There’s a very distinct separation between subcultures and counter-cultures, and I think Harvard embodies that difference quite nicely. I can’t think of any one group here that is the model of Harvard culture. Yes, we do have people that fit into that “ivy-league” stereotype of a wealthy family, designer clothes and elitist attitudes, but they are not the norm as far as I have seen during my time here. I can’t even put a name to a quality – outside of an incessant need to do well in classes and academic competitiveness, and I wouldn’t call that a “culture”- that really puts us together. Harvard college is comprised of many subcultures that go against the larger “American” context that it exists within.
This is a lot of why I’ve personally always found it so hard to go home from here, and why it’s so hard to transition when I come back. Harvard was a culture shock my first year and it remains one because it’s an artificial version of the perfect “melting pot” that the United States is purported to be. We have a manufactured culture of diversity here that pretty perfectly exposes us to the cultures that exist outside of and against the norms of a larger American society. It is more purposefully different to be here than it is to be in any other place I’ve been. That’s not to say that the act of going to college is counter-culture, nor is Harvard itself.
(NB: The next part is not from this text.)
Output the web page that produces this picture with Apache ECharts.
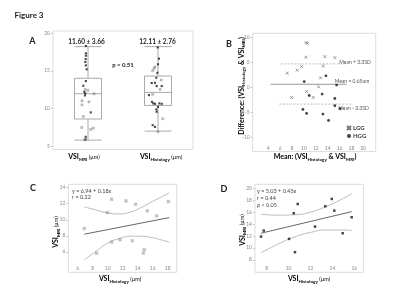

What is counter-culture about Harvard, to me, at least, is the coexistence of a crazy blend of really different students who look at things that are usually considered “weird” and don’t bat an eye, because it’s college. This is Harvard. Things are different here.
So yeah, you probably will never get labeled “counter-culture” by your fellow students while you’re here. But we do have a culture here that goes against the norms by not having one, and that’s pretty rad.